Older persons’ charity Age Scotland is welcoming a rise in older people using digital devices such as smartphones and tablets, but is also warning that this cannot be used as a pretext to exclude people who are not online.

Communications regulator Ofcom has today (16 June) released new figures showing changing patterns of media device ownership and use.i These show continuing increases in the ownership and use of digital devices by older people.

Key findings from the Ofcom research include:

  • Smartphone use among those aged 75 and over rose from 8% in 2015 to 15% in 2016, and in the 65–74 group rose from 28% to 39% during the same period. This can be compared with figures of 72% among all adults, and 93% among 16–24 year olds.
  • 60% of those aged 75+ use a mobile phone of any kind (smart or not) and 75% of those aged 65–74 do (versus 90% among all adults and 98% of those aged 16–44).
  • 40% of those aged 65–74 and 27% of those aged 75+ now use tablet devices (up from 31% and 15% respectively in 2015).

Derek Young, Senior Policy Officer with Age Scotland, said: “It is predictable that, over time, older people would more regularly own and use digital devices. Doing so can be life-enhancing, particularly by opening up opportunities for older people to be more independent but also more connected with their wider families and friends.

“However, it remains the case that most older people still don’t own or use either tablets or smartphones and go online far less frequently. Businesses and public services must recognise their responsibility to ensure access for those who lack the means, skills, motivation or confidence to use digital devices, so that they aren’t disadvantaged or excluded completely.”


Further findings on media device usage

  • Smartphones have overtaken computers for the first time as the device which most adults use to go online; if current trends continue, tablet devices will also overtake computers during 2017.
  • In 2015, mobile phones overtook TV sets as the device which people would miss the most if they went without it; though again there are profound differences in responses among different demographic groups.

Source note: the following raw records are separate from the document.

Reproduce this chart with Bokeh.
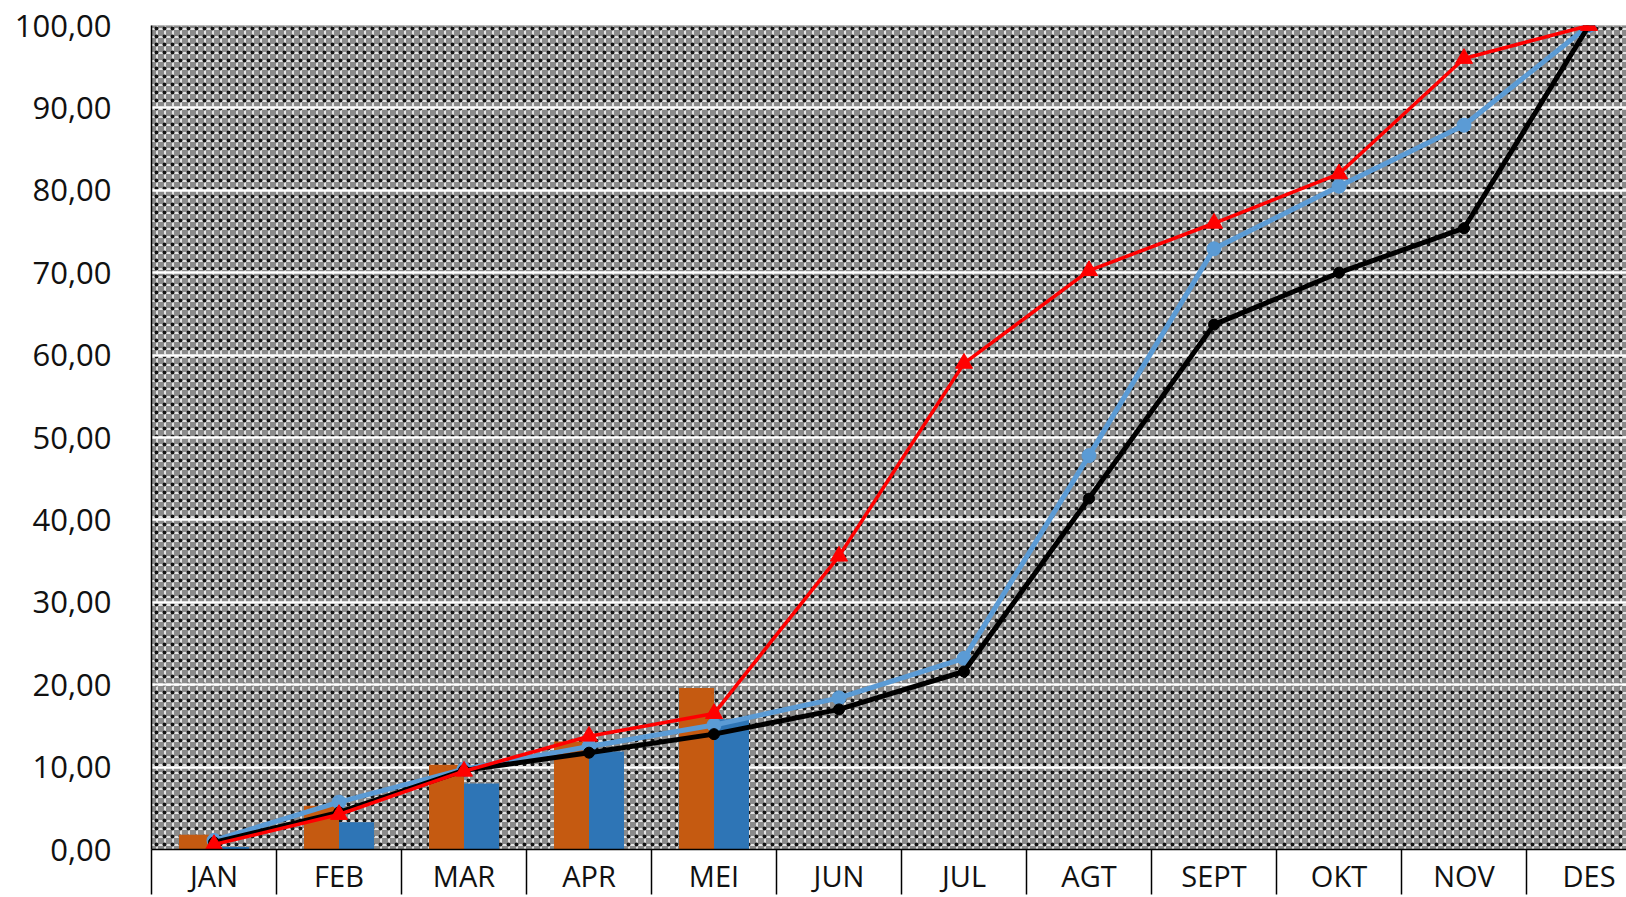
from bokeh.plotting import figure
from bokeh.models import Range1d, FixedTicker, CustomJSTickFormatter, BoxAnnotation
from bokeh.embed import file_html
from bokeh.resources import INLINE

months = ["JAN", "FEB", "MAR", "APR", "MEI", "JUN", "JUL", "AGT", "SEPT", "OKT", "NOV", "DES"]
bar_orange = [1.8, 5.3, 10.3, 13.1, 19.6, None, None, None, None, None, None, None]
bar_blue = [0.3, 3.3, 8.0, 11.9, 15.8, None, None, None, None, None, None, None]
line_black = [0.85, 4.5, 9.6, 11.75, 14.0, 17.0, 21.6, 42.6, 63.7, 70.0, 75.4, 100.0]
line_blue = [1.1, 5.75, 9.75, 12.5, 15.1, 18.4, 23.2, 47.8, 72.9, 80.5, 87.9, 100.0]
line_red = [0.6, 4.25, 9.5, 13.75, 16.5, 35.6, 59.0, 70.25, 76.0, 82.0, 96.0, 100.0]
y_ticks = [0, 10, 20, 30, 40, 50, 60, 70, 80, 90, 100]

nan = float("nan")
xc = [i + 0.5 for i in range(len(months))]
bounds = list(range(len(months) + 1))
orange = [nan if v is None else v for v in bar_orange]
blue = [nan if v is None else v for v in bar_blue]

p = figure(width=1626, height=897, x_range=Range1d(0, 11.8), y_range=Range1d(0, 100),
           output_backend="svg", toolbar_location=None,
           min_border_left=151, min_border_right=0, min_border_top=25, min_border_bottom=45)
p.outline_line_color = None
p.background_fill_color = "#8a8a8a"
p.border_fill_color = "white"

bg1 = BoxAnnotation(fill_color="#8a8a8a", fill_alpha=1.0, line_color=None,
                    hatch_pattern="+", hatch_color="white", hatch_alpha=0.75,
                    hatch_scale=8, hatch_weight=2, level="underlay")
bg2 = BoxAnnotation(fill_alpha=0.0, line_color=None,
                    hatch_pattern=".", hatch_color="black", hatch_alpha=0.9,
                    hatch_scale=8, hatch_weight=2, level="underlay")
p.center = [bg1, bg2] + list(p.center)

p.xgrid.visible = False
p.ygrid.ticker = FixedTicker(ticks=y_ticks)
p.ygrid.grid_line_color = "white"
p.ygrid.grid_line_width = 2.5

# bars
p.vbar(x=[v - 0.14 for v in xc], top=orange, width=0.28, bottom=0, fill_color="#C55A11", line_color=None)
p.vbar(x=[v + 0.14 for v in xc], top=blue, width=0.28, bottom=0, fill_color="#2E75B6", line_color=None)

# lines
p.line(xc, line_blue, line_color="#5B9BD5", line_width=5)
p.scatter(xc, line_blue, marker="circle", size=14, fill_color="#5B9BD5", line_color="#5B9BD5")
p.line(xc, line_black, line_color="black", line_width=5)
p.scatter(xc, line_black, marker="circle", size=11, fill_color="black", line_color="black")
p.line(xc, line_red, line_color="#FF0000", line_width=3.5)
p.scatter(xc, line_red, marker="triangle", size=17, fill_color="#FF0000", line_color="#FF0000")

# y axis
p.yaxis.ticker = FixedTicker(ticks=y_ticks)
p.yaxis.formatter = CustomJSTickFormatter(code="return tick.toFixed(2).replace('.', ',');")
p.yaxis.major_tick_line_color = None
p.yaxis.minor_tick_line_color = None
p.yaxis.axis_line_color = "black"
p.yaxis.axis_line_width = 1.5
p.yaxis.major_label_standoff = 34
p.yaxis.major_label_text_font = "Open Sans"
p.yaxis.major_label_text_font_size = "31px"
p.yaxis.major_label_text_color = "#111111"

# x axis as category table
p.xaxis.ticker = FixedTicker(ticks=xc, minor_ticks=bounds)
p.xaxis.formatter = CustomJSTickFormatter(args=dict(months=months),
                                         code="return months[Math.round(tick - 0.5)] || '';")
p.xaxis.major_tick_line_color = None
p.xaxis.minor_tick_in = 0
p.xaxis.minor_tick_out = 45
p.xaxis.minor_tick_line_color = "black"
p.xaxis.minor_tick_line_width = 1.5
p.xaxis.axis_line_color = "black"
p.xaxis.axis_line_width = 1.5
p.xaxis.major_label_standoff = -39
p.xaxis.major_label_text_font = "Open Sans"
p.xaxis.major_label_text_font_size = "29px"
p.xaxis.major_label_text_color = "#111111"

open("out.html", "w").write(file_html(p, INLINE))
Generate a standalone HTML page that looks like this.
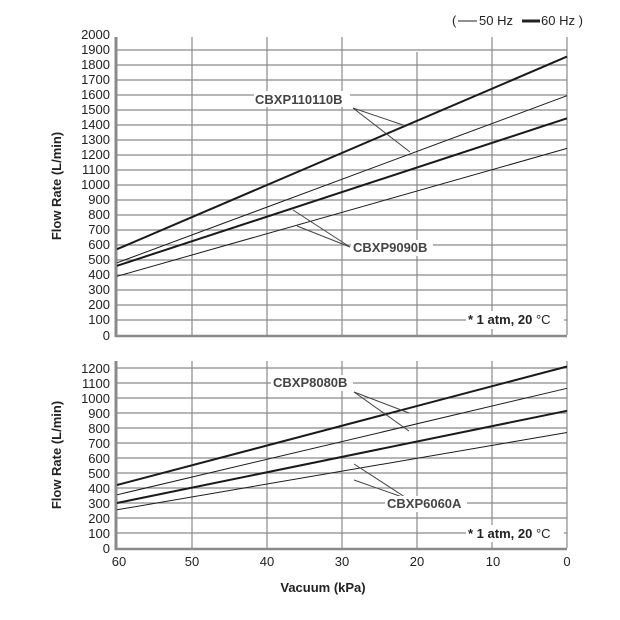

For 16–24 year olds the split is 74% for mobiles and 8% for TV; among the 75+ group the respective figures are essentially reversed (4% would miss their mobile most and 69% their TV). 11% of those aged 75+ would miss their radio the most; 0% of the 16–24 group agree.

Types of media device usage
There also remain profound differences in how different age groups use digital devices. For example:

  • a quarter of those aged 16–24 say the thing they would miss most without a smartphone is social media and messaging, 0% of those aged 75+ agree (making and receiving calls is the most common response among all age groups).
  • Older smartphone users are far less likely to use the device to complete a form or application, and much more likely to express the view that doing so would be too difficult for them.

(i) See "Digital media take-up and use", especially section 5. The preceding version of the report from 2016, for purposes of comparison, appears here.